This is the first time ever making beef cheeks. I don’t even remember if I’ve had it before, but it was amaaaaazing. Just falls apart and so melty. You’d think it was marbled with fat to make it that way, but I think it’s all of the connective tissues (collagen?) in the cheeks that just melt when you cook it for hours.
At hour 7, I rolled the cheeks over in the juice, and the fork was like a hot knife to butter 🤤
I don’t know how my butcher got such big cheeks (lol…) but they were over 450g raw… So I slow cooked them on high for 9 hours. Worth it.
My plating was no bueno, but you can zoom in and see how luscious the meat is. My stick blender also carked it part way through, so I ended up with bits of unblended carrot, onion, and celery in the gravy. Mashed red potatoes and green beans on the side.

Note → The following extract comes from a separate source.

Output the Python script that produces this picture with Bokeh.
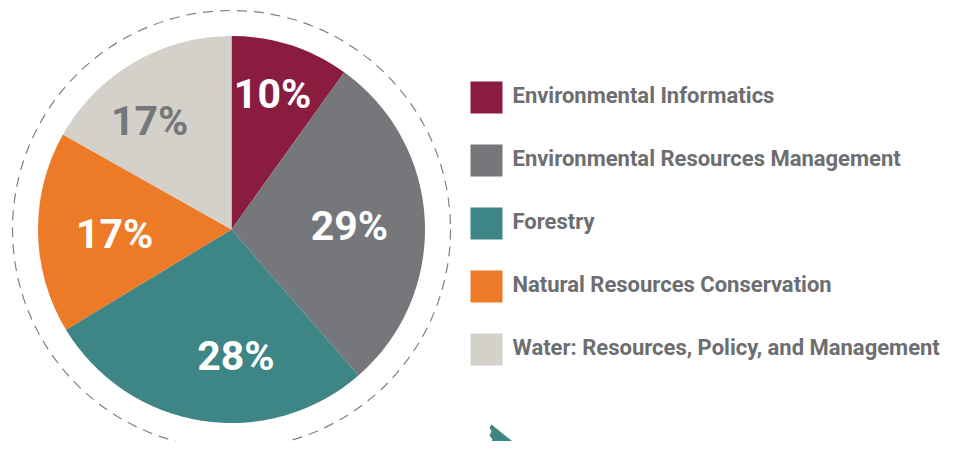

Going to bed happy tonight.
https://www.recipetineats.com/slow-cooker-red-wine-beef-cheeks/


I know, right! Thing is, my GP said I need to try to lower my cholesterol tentatively shakes fist at genetics. She doesn’t want to put me on pills yet and is giving me time to try to sort it out myself, so finding healthier cuts of meats that have the same characteristics as deliciously fatty cuts is an adventure (like slow cooked pork or lamb shoulder). Online shows varying levels of saturated fats for beef cheeks, so I’m on the fence about having this regularly. :(
Sometimes I get the plating right, sometimes it’s just my camera skills. Mostly missing out on both.